First, I needed a stage. I immediately went to our very own Learn MMD Auditorium stage because it’s simple and clean.
Second, I needed a guy. This was a bit more difficult to figure out because I was not sure if I wanted to imitate the look of the original video. Eventually, I chose Hzeo’s Formal Kaito because I’d already downloaded it.
Third, I needed the audio. I found a shorter version of the original clip on YouTube and downloaded it.
Analyzing this video gave me the basics for the camera set up. There were two shots. One was a full body shot from the front, and another was a bust-up at an angle. The video switched between one and the other. There was no camera movement. Easy.
I didn’t want to motion trace the video. Motion tracing would be much slower and more complicated, and I wanted to make the video my own.
I worked very quickly. I didn’t use interpolation curves very much, and the movement was pretty basic. I didn’t even recolour the ground shadow. I would not consider this my best work, but I had a deadline to meet.
I finished it and uploaded it to YouTube on June 30th.
Because videos seem to get more views on Nico Nico Douga, I uploaded it there too. I didn’t put subtitles on the video. This was partially because I thought it would take too long and partially because I thought it was easy to understand.
There was a small but notable reaction. On YouTube, the video got two thumbs up and one thumbs down.
On Nico Nico Douga, the reaction was different. It was added to a few people’s favorites. People left comments on it. I don’t read Japanese, so I put them through Google Translate.
Initially, I thought there was a mistake with the translation. After fiddling with the translation options, I realized the confusion did not come from a translation issue.
They said, in summary, “Lol! This is so surreal.”
How could they say that?
It was easy to understand!
I was so confused.
Then, I realized it was easy to understand if:
- You can follow casual English sentence structures with many parentheticals
- You know the Canadian national anthem
- You understand who William Shatner is
- You understood what the jokes were
Most Japanese people didn’t meet any of those requirements. They just saw the “Rankin Bass” level of animation quality and heard a series of words strung together by nonsense.
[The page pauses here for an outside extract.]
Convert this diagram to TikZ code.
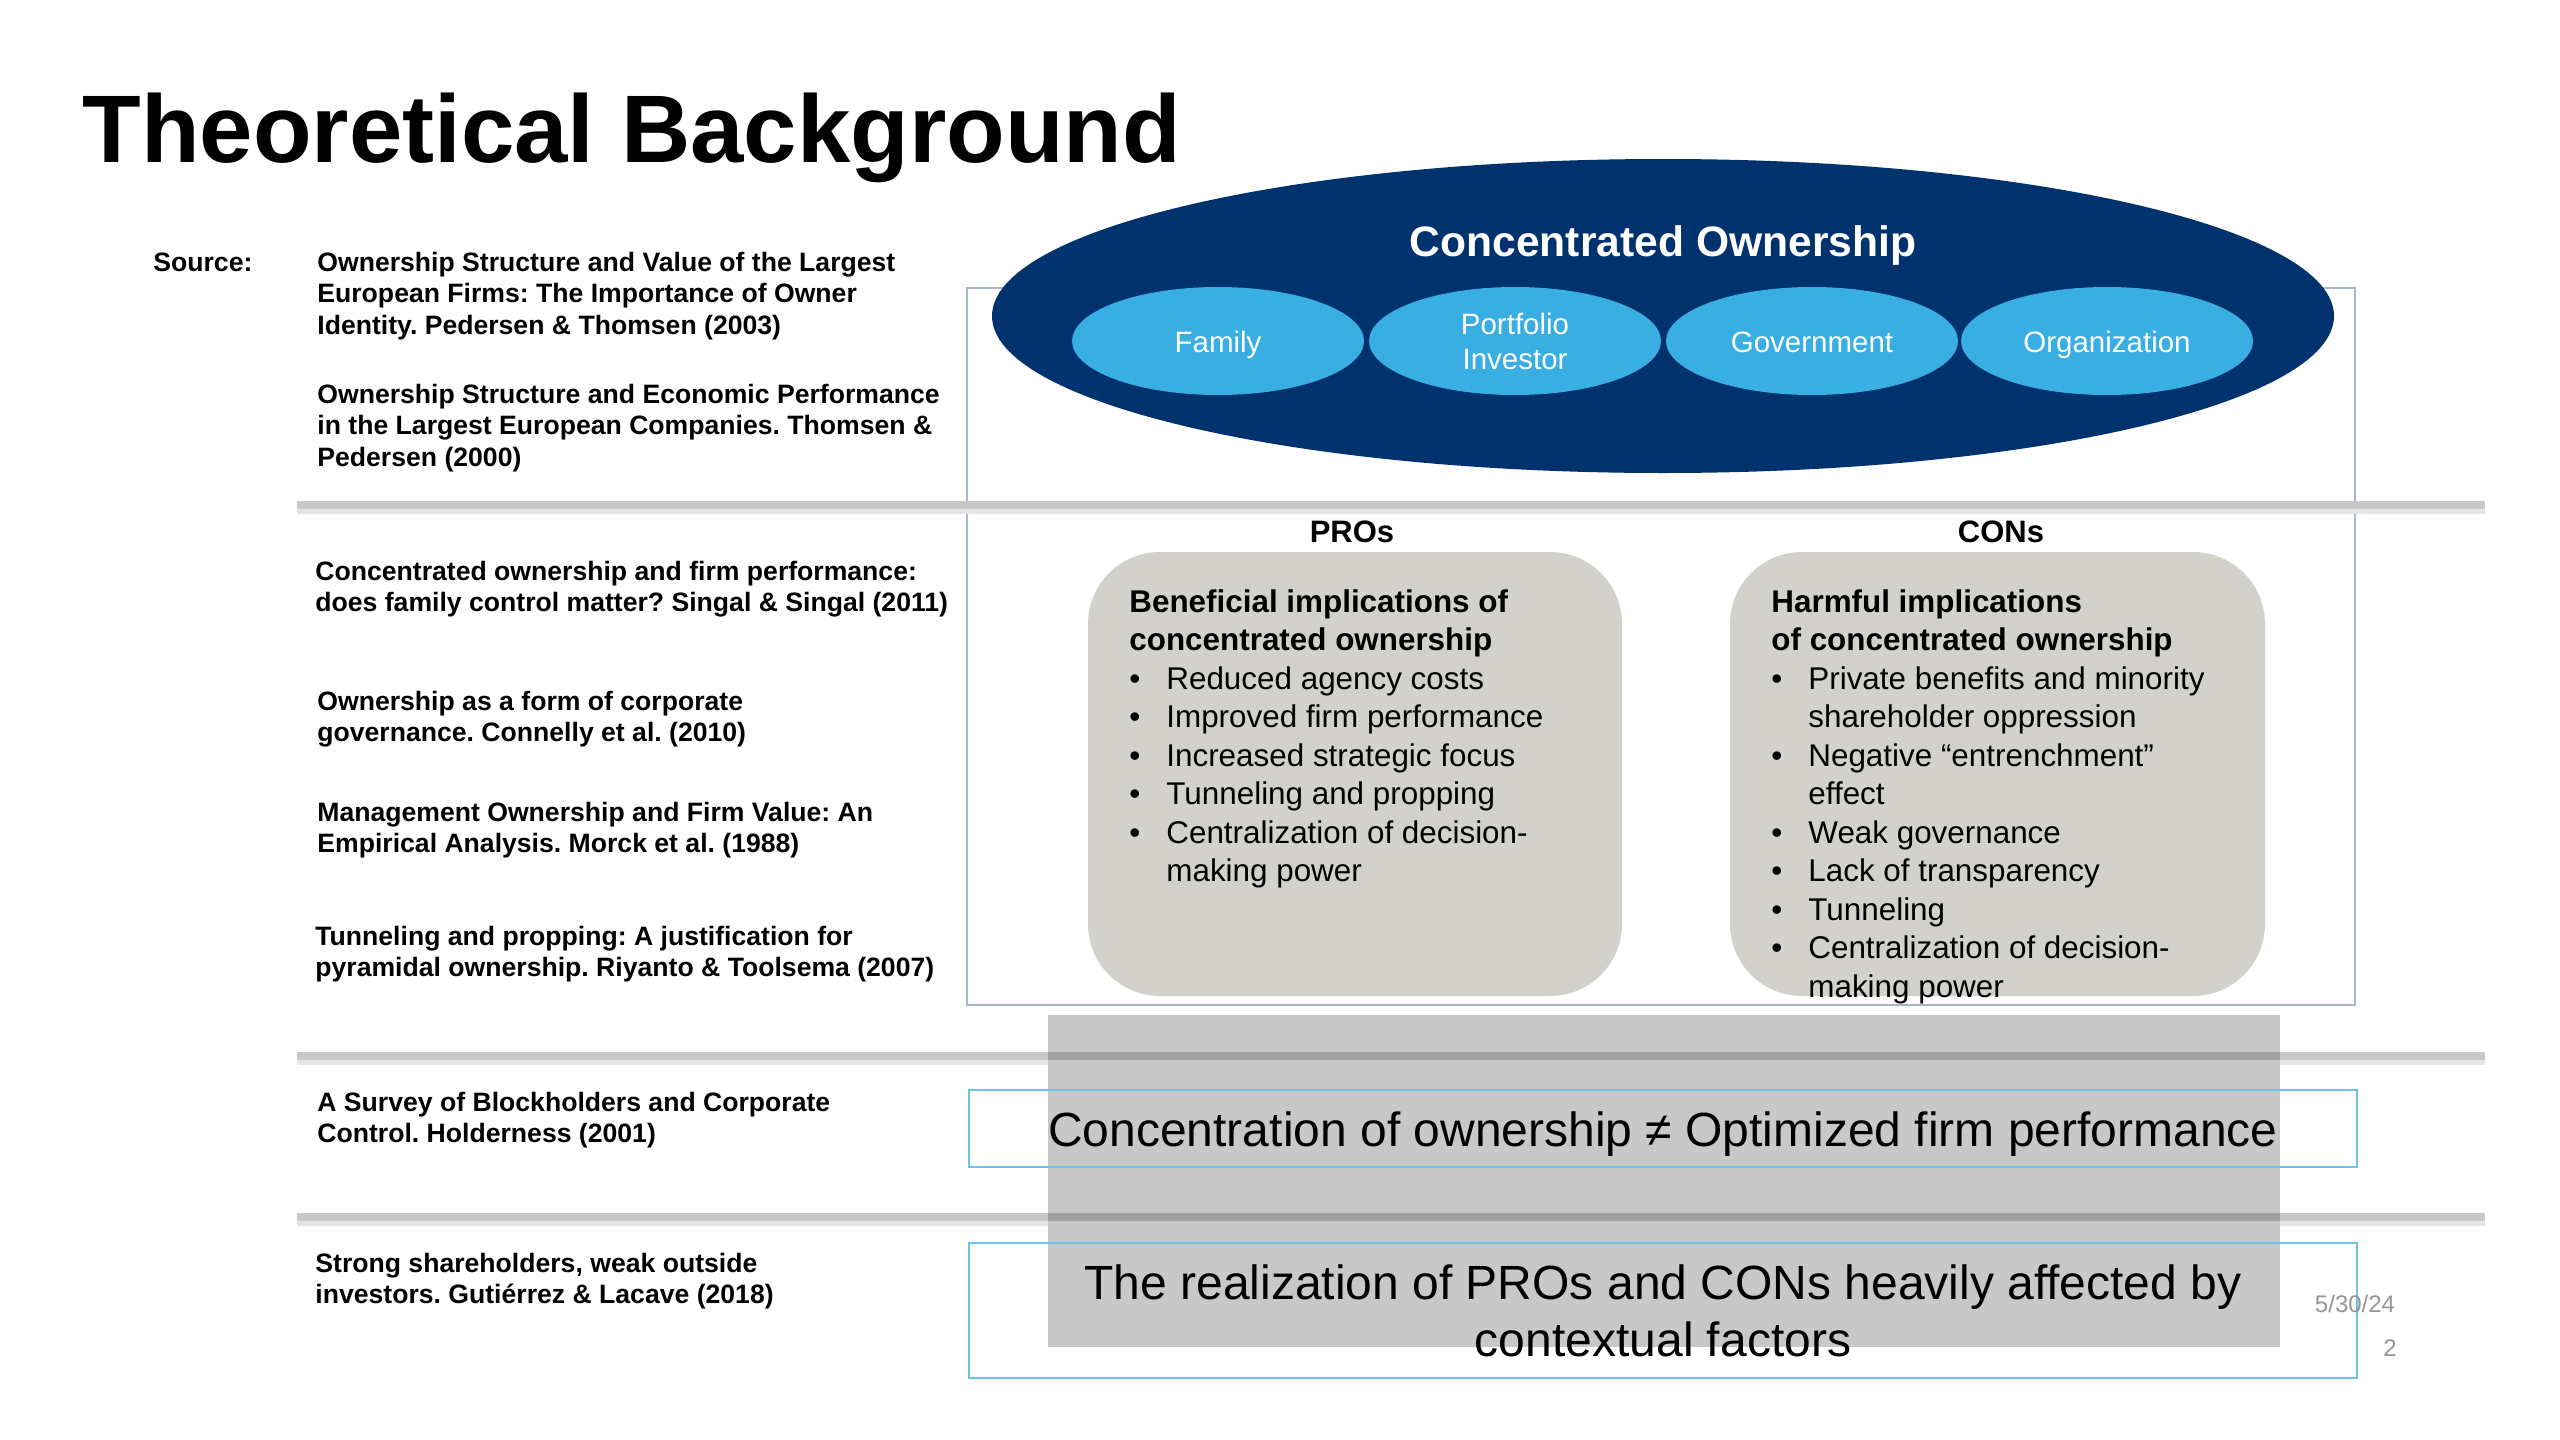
\documentclass[tikz,border=0pt]{standalone}
\usepackage{fontspec}
\setmainfont{Liberation Sans}
\usetikzlibrary{shapes.geometric}
\definecolor{navy}{RGB}{0,50,110}
\definecolor{ownblue}{RGB}{56,174,226}
\definecolor{outlineblue}{RGB}{165,182,206}
\definecolor{cyanline}{RGB}{110,195,232}
\definecolor{boxgray}{RGB}{211,209,203}
\definecolor{rectgray}{RGB}{200,200,200}
\definecolor{barcol}{RGB}{200,200,200}
\definecolor{barshade}{RGB}{228,228,228}
\definecolor{bardark}{RGB}{160,160,160}
\definecolor{dategray}{RGB}{150,150,150}
\newcommand{\bul}{\makebox[18.5pt][l]{\textbullet}}
\newcommand{\ind}{\hspace*{18.5pt}}
\frenchspacing
\begin{document}
\frenchspacing
\begin{tikzpicture}[x=0.5pt,y=-0.5pt,
  reftext/.style={anchor=north west, inner sep=0pt, align=left, font=\bfseries\fontsize{13.3}{15.75}\selectfont},
  boxtext/.style={anchor=north west, inner sep=0pt, align=left, font=\fontsize{15.7}{19.25}\selectfont},
  owner/.style={ellipse, fill=ownblue, minimum width=146pt, minimum height=54pt, inner sep=0pt, text=white, align=center, font=\fontsize{14.75}{17.5}\selectfont},
  ownerlbl/.style={anchor=base, inner sep=0pt, text=white, font=\fontsize{14.75}{17.5}\selectfont},
  probox/.style={fill=boxgray, rounded corners=36pt},
  msgbox/.style={draw=cyanline, line width=1.4pt, inner sep=0pt, minimum width=694pt, align=center, font=\fontsize{24}{28.5}\selectfont}
]
\useasboundingbox (0,0) rectangle (2560,1440);
\fill[white] (0,0) rectangle (2560,1440);

% frame around the upper part
\draw[outlineblue, line width=1.2pt] (967,288) rectangle (2355,1005);

% separator bars
\foreach \y in {505,1056,1217} {
  \draw[barshade, line width=6pt] (297,{\y+3}) -- (2485,{\y+3});
  \draw[barcol, line width=4.2pt] (297,\y) -- (2485,\y);
}

% gray panel
\fill[rectgray] (1048,1015) rectangle (2280,1347);
\foreach \y in {1056,1217} {
  \draw[bardark, line width=4.2pt] (1048,\y) -- (2280,\y);
}

% Concentrated ownership ellipse
\node[ellipse, fill=navy, minimum width=671pt, minimum height=157pt, inner sep=0pt] (big) at (1663,316) {};
\node[anchor=base, text=white, font=\bfseries\fontsize{21.3}{25}\selectfont, inner sep=0pt] (bigt) at (1663,256) {Concentrated Ownership};
\node[owner] (fam) at (1218,341) {};
\node[owner] (port) at (1515,341) {Portfolio\\Investor};
\node[owner] (gov) at (1812,341) {};
\node[owner] (org) at (2107,341) {};
\node[ownerlbl] (famt) at (1218,352) {Family};
\node[ownerlbl] (govt) at (1812,352) {Government};
\node[ownerlbl] (orgt) at (2107,352) {Organization};

% PROs / CONs
\node[anchor=base, inner sep=0pt, font=\bfseries\fontsize{15.5}{19}\selectfont] (prol) at (1352,542) {PROs};
\node[anchor=base, inner sep=0pt, font=\bfseries\fontsize{15.5}{19}\selectfont] (conl) at (2001,542) {CONs};
\fill[probox] (1088,552) rectangle (1622,996);
\fill[probox] (1730,552) rectangle (2265,996);
\node[boxtext] (prot) at (1129,585) {\strut\textbf{Beneficial implications of}\\
\textbf{concentrated ownership}\\
\bul Reduced agency costs\\
\bul Improved firm performance\\
\bul Increased strategic focus\\
\bul Tunneling and propping\\
\bul Centralization of decision-\\
\ind making power};
\node[boxtext] (cont) at (1771,585) {\strut\textbf{Harmful implications}\\
\textbf{of concentrated ownership}\\
\bul Private benefits and minority\\
\ind shareholder oppression\\
\bul Negative “entrenchment”\\
\ind effect\\
\bul Weak governance\\
\bul Lack of transparency\\
\bul Tunneling\\
\bul Centralization of decision-\\
\ind making power};

% message boxes
\node[msgbox, minimum height=38.5pt] (msg1) at (1663,1128.5) {};
\node[anchor=base, inner sep=0pt, font=\fontsize{24}{28.5}\selectfont] (msg1t) at (1663,1146) {Concentration of ownership ≠ Optimized firm performance};
\node[msgbox, minimum height=67.5pt] (msg2) at (1663,1310.5) {The realization of PROs and CONs heavily affected by\\contextual factors};

% title
\node[anchor=base west, inner sep=0pt, font=\bfseries\fontsize{48}{56}\selectfont] (title) at (82,162) {Theoretical Background};

% sources
\node[reftext] (src) at (153,249) {\strut Source:};
\node[reftext] (r1) at (317,249) {\strut Ownership Structure and Value of the Largest\\European Firms: The Importance of Owner\\Identity. Pedersen \& Thomsen (2003)};
\node[reftext] (r2) at (317,381) {\strut Ownership Structure and Economic Performance\\in the Largest European Companies. Thomsen \&\\Pedersen (2000)};
\node[reftext] (r3) at (315,558) {\strut Concentrated ownership and firm performance:\\does family control matter? Singal \& Singal (2011)};
\node[reftext] (r4) at (317,688) {\strut Ownership as a form of corporate\\governance. Connelly et al. (2010)};
\node[reftext] (r5) at (317,799) {\strut Management Ownership and Firm Value: An\\Empirical Analysis. Morck et al. (1988)};
\node[reftext] (r6) at (315,923) {\strut Tunneling and propping: A justification for\\pyramidal ownership. Riyanto \& Toolsema (2007)};
\node[reftext] (r7) at (317,1089) {\strut A Survey of Blockholders and Corporate\\Control. Holderness (2001)};
\node[reftext] (r8) at (315,1250) {\strut Strong shareholders, weak outside\\investors. Gutiérrez \& Lacave (2018)};

% footer
\node[text=dategray, font=\fontsize{12}{14}\selectfont, inner sep=0pt] (date) at (2355,1304) {5/30/24};
\node[text=dategray, font=\fontsize{12}{14}\selectfont, inner sep=0pt] (page) at (2390,1348) {2};
\end{tikzpicture}
\end{document}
Next time I upload something to Nico Nico Douga, I will have to add subtitles. If I could find a Japanese translation or somebody was kind enough to write one, I could write them in Japanese, but English subtitles could work too. At least then, people will be able to figure out what the people in the video are saying.
I hope these musings are useful to some of you. I will be writing more soon. Have a wonderful day!